PM – La transizione ecologica evidenzia alcuni conflitti tra i beni ambientali e, paradossalmente, i beni ambientali. L’esempio fin troppo noto è quello delle pale eoliche o dei tetti che abbandonano i vecchi coppi per i pannelli luccicanti che catturano l’energia solare. È possibile che un intento molto apprezzabile collida con un altro obiettivo così importante?»

DF - La tutela del nostro pianeta, dell’ambiente, la transizione ecologica, sono obiettivi di tutto il paese e devono essere raggiunti nel rispetto della tutela del paesaggio e del nostro patrimonio. È possibile l’equilibrio? Io dico sì, è possibile. Nel decreto semplificazioni abbiamo introdotto alcune misure che favoriscono le scelte verdi, ma non tolgono assolutamente il principio di tutela del paesaggio. Gli impianti devono essere installati in modo intelligente e nelle aree non vincolate paesaggisticamente, con tutte le autorizzazioni necessarie. E penso che le tecnologie ci aiuteranno a diminuire l’impatto, senza rinunciare a questa grande sfida ecologica.»

PM – Cito spesso il titolo di un libro degli anni Cinquanta di Carlo Levi, “Il futuro ha un cuore antico”, e mi chieso se una memoria digitale sia davvero garantita. Le faccio un esempio. Nella redazione del Corriere della Sera abbiamo tutte le lettere e gli appunti dei vari direttori. Oggi sono diventate tutte mail, la cui archiviazione è più imprevedibile.
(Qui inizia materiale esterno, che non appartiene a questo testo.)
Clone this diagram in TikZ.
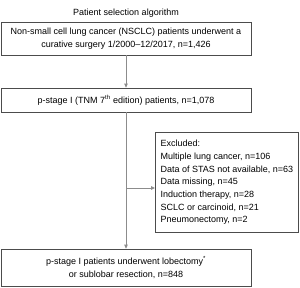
\documentclass[tikz,border=0pt]{standalone}
\usepackage{fontspec}
\setmainfont{Liberation Sans}
\usepackage{tikz}
\usetikzlibrary{arrows.meta,positioning,calc}

\begin{document}
\begin{tikzpicture}[
  x=1pt, y=-1pt,
  >={Triangle[length=4pt,width=3.6pt]},
  font=\fontsize{9}{12.7}\selectfont,
  flowbox/.style={draw=black!70, line width=0.8pt, align=center, inner sep=0pt},
  flowline/.style={draw=black!45, line width=0.9pt}
]
\useasboundingbox (0,0) rectangle (300,287);

% ==================== titel ====================
\node (title) at (126, 13) {Patient selection algorithm};

% ==================== hoofdstroom ====================
\node (surgery) [flowbox, minimum width=250pt, minimum height=33pt] at (126, 38.5)
  {Non-small cell lung cancer (NSCLC) patients underwent a\\
   curative surgery 1/2000--12/2017, n=1,426};

\node (stage) [flowbox, minimum width=250pt, minimum height=24pt] at (126, 100)
  {p-stage I (TNM 7\textsuperscript{th} edition) patients, n=1,078};

\node (final) [flowbox, minimum width=250pt, minimum height=37pt] at (126, 267.5)
  {p-stage I patients underwent lobectomy\textsuperscript{*}\\
   or sublobar resection, n=848};

% ==================== uitsluitingen ====================
\node (excluded) [flowbox, align=left, anchor=north west,
  minimum width=143pt, minimum height=100pt] at (155, 132)
  {Excluded:\\
   Multiple lung cancer, n=106\\
   Data of STAS not available, n=63\\
   Data missing, n=45\\
   Induction therapy, n=28\\
   SCLC or carcinoid, n=21\\
   Pneumonectomy, n=2};

% ==================== pijlen ====================
\coordinate (branch) at (126, 188);
\draw[flowline, ->] (surgery.south) -- (stage.north);
\draw[flowline, ->] (stage.south) -- (final.north);
\draw[flowline, ->] (branch) -- (branch -| excluded.west);

\end{tikzpicture}
\end{document}
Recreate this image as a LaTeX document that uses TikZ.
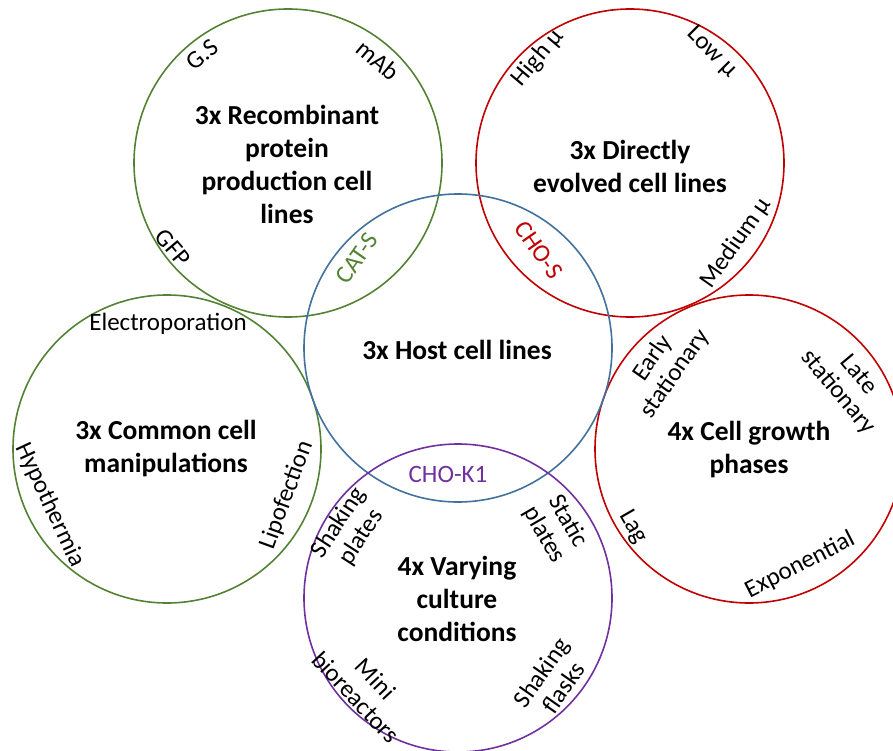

Personalmente ero giunto a ipotizzare che le imprese sensibili culturalmente dovessero nominare un responsabile della memoria, che curi la conservazione dei file e faccia sì che non si disperda la memoria. Credo che avere un futuro senza memoria sia una cosa terribile, e vorrei sapere come la politica pensa di fare fronte a questo rischio.

DF - È un grande tema. Nell’ultima riforma del Ministero abbiamo scelto di creare una digital library, che raccoglie tutte le strutture del Ministero che si occupavano della conservazione della memoria, dagli archivi alle biblioteche, alle sovrintendenze, un patrimonio sconfinato che nessuna fondazione privata potrà nemmeno immaginarsi. Sicuramente la prima sfida è digitalizzare il patrimonio esistente e la digital library ha avuto 500 milioni in dotazione nel recovery fund. L’altra grande sfida è questa che lei ha posto. Le nostre mail, quando si cambia telefono o computer dove finiscono? Vengono dimenticate. È una sfida che non è solo italiana ma sulla quale dobbiamo assolutamente accelerare perché questo patrimonio non venga disperso.
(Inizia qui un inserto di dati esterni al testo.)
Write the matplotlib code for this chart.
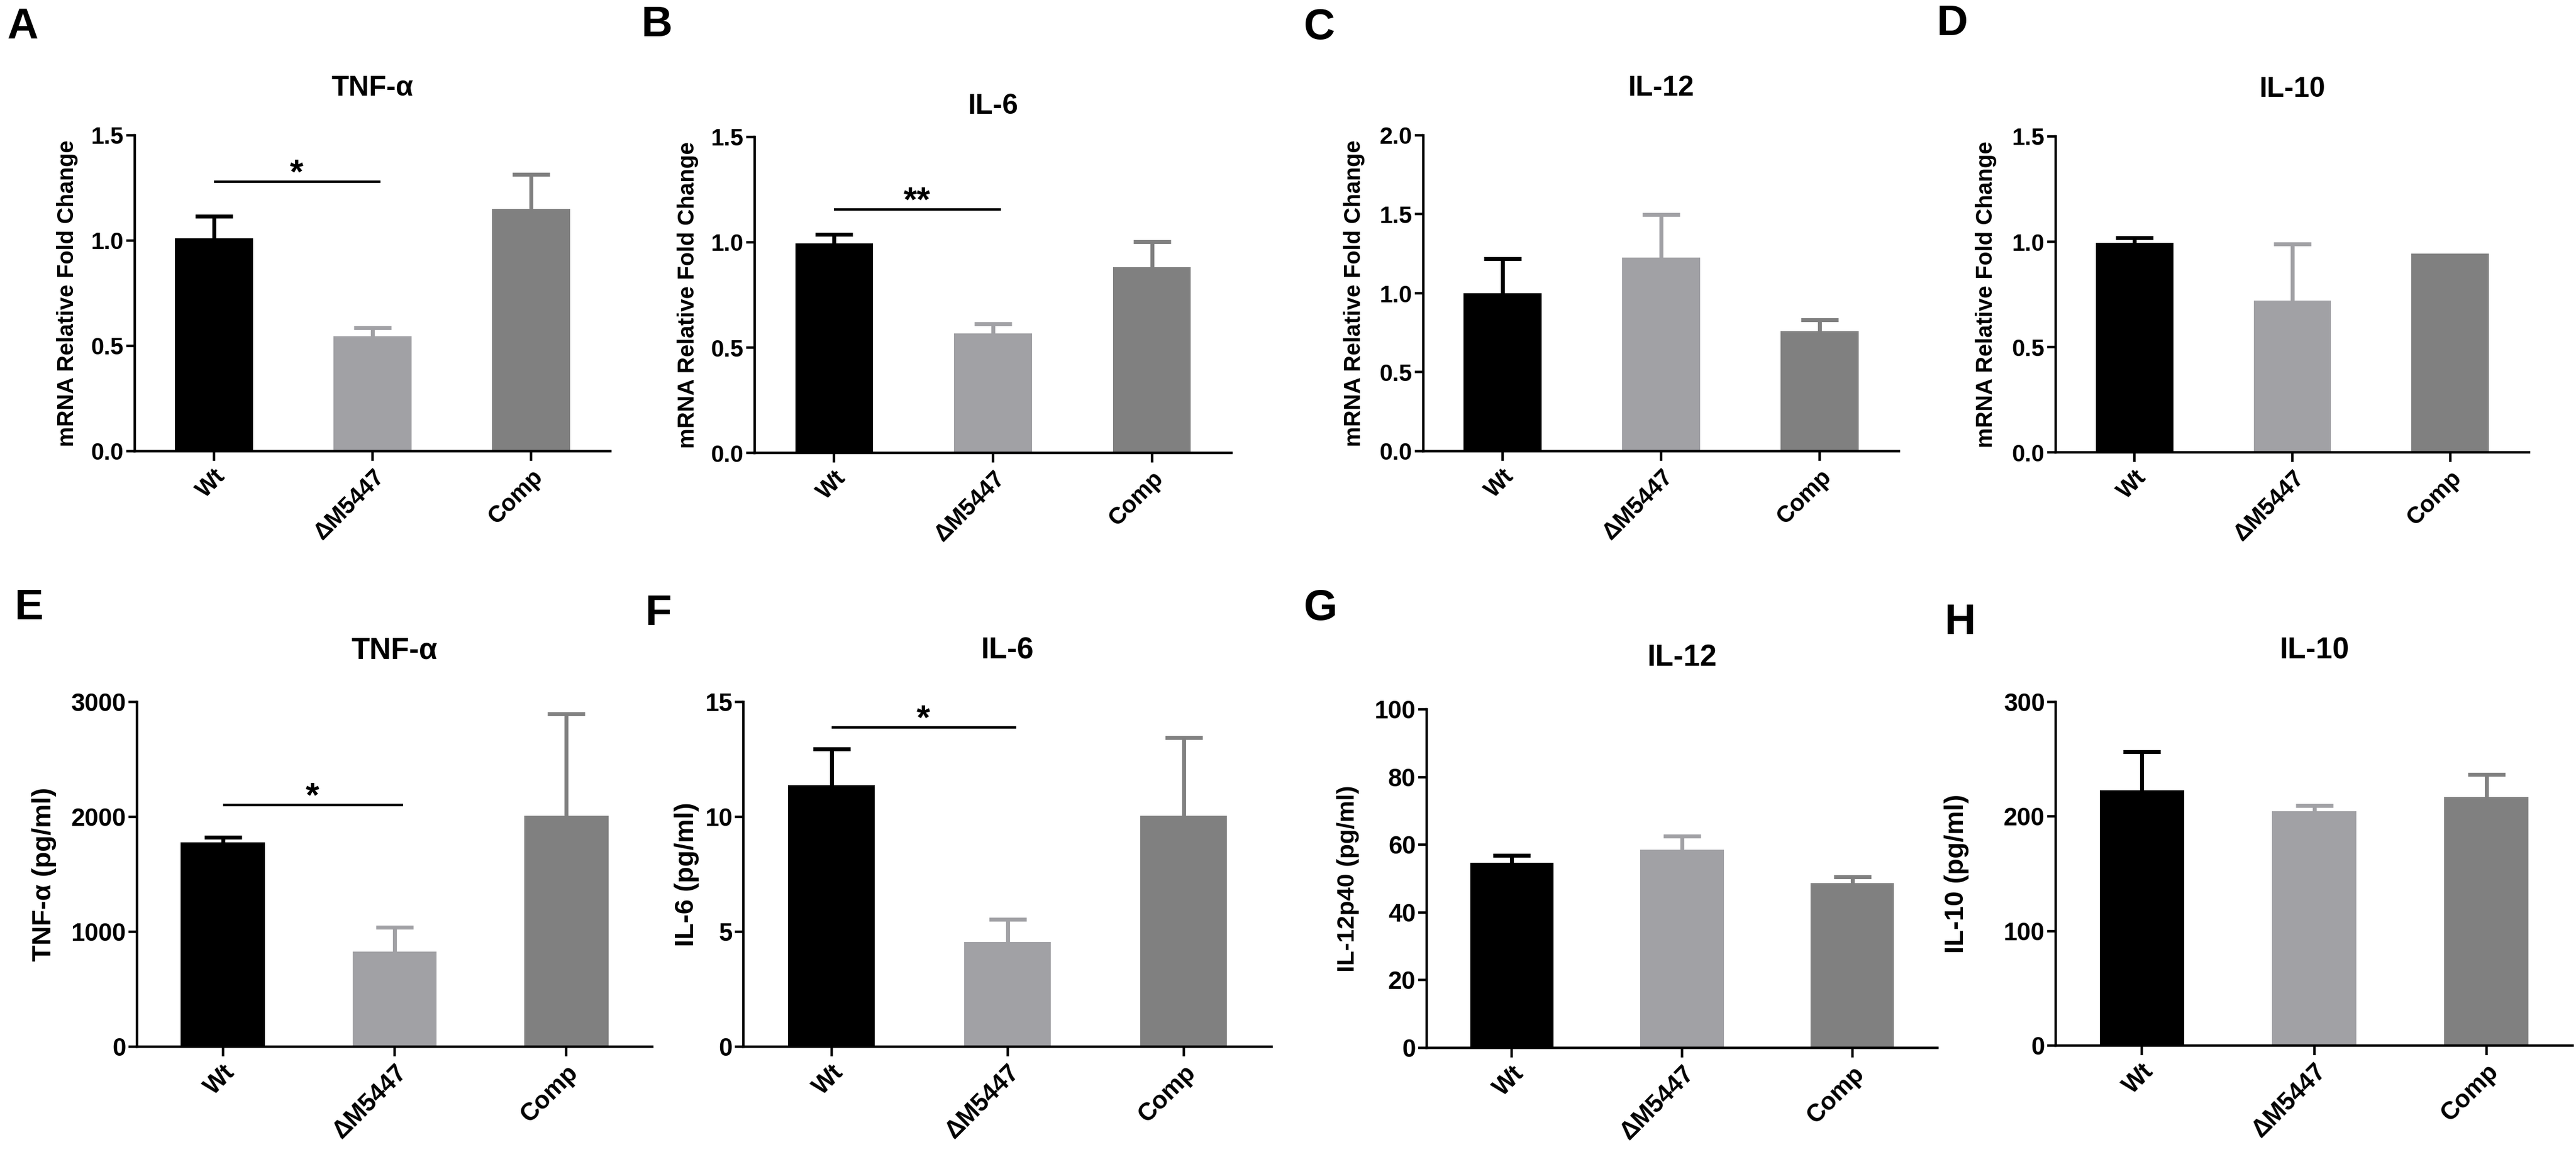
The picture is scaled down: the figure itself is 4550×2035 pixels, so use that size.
import numpy as np
import matplotlib
matplotlib.use("Agg")
import matplotlib.pyplot as plt

plt.rcParams['font.family'] = ['Liberation Sans', 'DejaVu Sans']
plt.rcParams['font.weight'] = 'bold'

groups = ["Wt", "\u0394M5447", "Comp"]
bar_colors = ["#000000", "#a1a1a5", "#808080"]

# mRNA (qPCR), obere Reihe
tnf_mrna = [1.01, 0.545, 1.15]
tnf_mrna_err = [0.105, 0.04, 0.165]
il6_mrna = [0.995, 0.566, 0.883]
il6_mrna_err = [0.042, 0.046, 0.12]
il12_mrna = [1.00, 1.225, 0.76]
il12_mrna_err = [0.218, 0.272, 0.07]
il10_mrna = [0.994, 0.72, 0.944]
il10_mrna_err = [0.026, 0.27, 0.0]

# Protein (ELISA), untere Reihe
tnf_prot = [1780, 830, 2012]
tnf_prot_err = [42, 208, 885]
il6_prot = [11.38, 4.55, 10.04]
il6_prot_err = [1.58, 1.0, 3.41]
il12_prot = [54.7, 58.5, 48.6]
il12_prot_err = [2.2, 4.1, 1.9]
il10_prot = [223, 204.7, 216.8]
il10_prot_err = [33.5, 5.1, 19.8]

panels = [
    # letter, title, ylabel, means, errs, ymax, ystep, fmt, sig
    ("A", "TNF-\u03b1", "mRNA Relative Fold Change", tnf_mrna, tnf_mrna_err, 1.5, 0.5, "{:.1f}", (1.28, "*")),
    ("B", "IL-6", "mRNA Relative Fold Change", il6_mrna, il6_mrna_err, 1.5, 0.5, "{:.1f}", (1.157, "**")),
    ("C", "IL-12", "mRNA Relative Fold Change", il12_mrna, il12_mrna_err, 2.0, 0.5, "{:.1f}", None),
    ("D", "IL-10", "mRNA Relative Fold Change", il10_mrna, il10_mrna_err, 1.5, 0.5, "{:.1f}", None),
    ("E", "TNF-\u03b1", "TNF-\u03b1 (pg/ml)", tnf_prot, tnf_prot_err, 3000, 1000, "{:.0f}", (2105, "*")),
    ("F", "IL-6", "IL-6 (pg/ml)", il6_prot, il6_prot_err, 15, 5, "{:.0f}", (13.9, "*")),
    ("G", "IL-12", "IL-12p40 (pg/ml)", il12_prot, il12_prot_err, 100, 20, "{:.0f}", None),
    ("H", "IL-10", "IL-10 (pg/ml)", il10_prot, il10_prot_err, 300, 100, "{:.0f}", None),
]

# Layout in Pixeln: links, rechts, oben, unten
boxes = [
    (238, 1078, 239, 797), (1333, 2175, 242, 800), (2514, 3354, 239, 797), (3631, 4467, 241, 799),
    (242, 1152, 1240, 1849), (1313, 2246, 1240, 1849), (2520, 3422, 1253, 1851), (3631, 4544, 1240, 1847),
]
title_y = [156, 188, 156, 158, 1149, 1149, 1162, 1149]
ylabel_x = [119, 1215, 2392, 3508, 78, 1213, 2381, 3456]
ylabel_fs = [29, 29, 29, 29, 34, 34, 31, 34]
letter_pos = [(40, 49), (1160, 45), (2330, 49), (3448, 43), (51, 1075), (1163, 1084), (2333, 1075), (3462, 1100)]

W, H = 4550, 2035
fig = plt.figure(figsize=(W / 100, H / 100), dpi=100)

for i, (letter, title, ylabel, means, errs, ymax, ystep, fmt, sig) in enumerate(panels):
    l, r, t, b = boxes[i]
    ax = fig.add_axes([l / W, 1 - b / H, (r - l) / W, (b - t) / H])
    top_row = i < 4
    tick_fs = 30 if top_row else 31.5
    x = np.arange(len(groups))

    ax.bar(x, means, width=0.49, color=bar_colors, zorder=2)
    for k in range(len(groups)):
        if errs[k] <= 0:
            continue
        eb = ax.errorbar(x[k], means[k], yerr=[[0], [errs[k]]], fmt='none',
                         ecolor=bar_colors[k], elinewidth=5, capsize=24, capthick=5, zorder=1)
        eb[1][0].set_visible(False)

    if sig is not None:
        ys, star = sig
        ax.plot([0, 1.05], [ys, ys], color='black', lw=3.2, solid_capstyle='butt', clip_on=False)
        ax.annotate(star, (0.52, ys), xytext=(0, -2), textcoords='offset points',
                    ha='center', va='baseline', fontsize=44, fontweight='bold')

    ax.set_xlim(-0.5, 2.5)
    ax.set_ylim(0, ymax)
    yt = np.arange(0, ymax + ystep / 2, ystep)
    ax.set_yticks(yt)
    ax.set_yticklabels([fmt.format(v) for v in yt], fontsize=tick_fs, fontweight='bold')
    ax.set_xticks(x)
    ax.set_xticklabels(groups, rotation=45, ha='right', rotation_mode='anchor',
                       fontsize=tick_fs, fontweight='bold')

    for s in ['top', 'right']:
        ax.spines[s].set_visible(False)
    for s in ['left', 'bottom']:
        ax.spines[s].set_linewidth(3.2)
    ax.tick_params(axis='y', direction='out', length=11, width=3.2, pad=3)
    ax.tick_params(axis='x', direction='out', length=12, width=3.2, pad=6)

    cx = (l + r) / 2
    fig.text(cx / W, 1 - title_y[i] / H, title, ha='center', va='center',
             fontsize=36 if top_row else 38, fontweight='bold')
    fig.text(ylabel_x[i] / W, 1 - (t + b) / 2 / H, ylabel, rotation=90, ha='center', va='center',
             fontsize=ylabel_fs[i], fontweight='bold')
    lx, ly = letter_pos[i]
    fig.text(lx / W, 1 - ly / H, letter, ha='center', va='center', fontsize=55, fontweight='bold')

fig.savefig("out.png", dpi=100, facecolor='white')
PM - Il mecenatismo oggi: come facciamo a incentivare la collaborazione dei privati? Solo con strumenti fiscali, su cui lei ha fatto moltissimo? Come riusciamo a far capire alle imprese stesse che l’investimento in cultura può essere un investimento con un ritorno anche economico?

DF - Nel 2015 abbiamo introdotto un incentivo fiscale molto forte che ha portato a circa mezzo miliardo di donazioni allo stato, ma non è abbastanza. Dovrebbe entrare nella cultura delle imprese italiane – soprattutto delle grandi imprese – il concetto di give back, di restituzione al loro paese: Se tu nel mondo vendi un prodotto, anche se sono pantaloni o cibo o vino, lo vendi perché dietro c’è l’Italia, dietro quel prodotto vendi anche in qualche modo la bellezza italiana, la storia italiana, l’arte italiana, i saperi italiani, quindi hai un vantaggio che in qualche modo devi restituire al paese. Ma questa non è una battaglia di norme, è una battaglia morale e sociale che possono condurre tutti. Vorrei si arrivasse al momento in cui nella valutazione del bilancio di un’impresa ci fosse anche quanto ha fatto per la cultura.

PM - Questo legare cultura e sviluppo economico credo che sia un compito meraviglioso e difficilissimo in cui tutti ci sentiamo impegnati e lei in primissima linea. La ringrazio.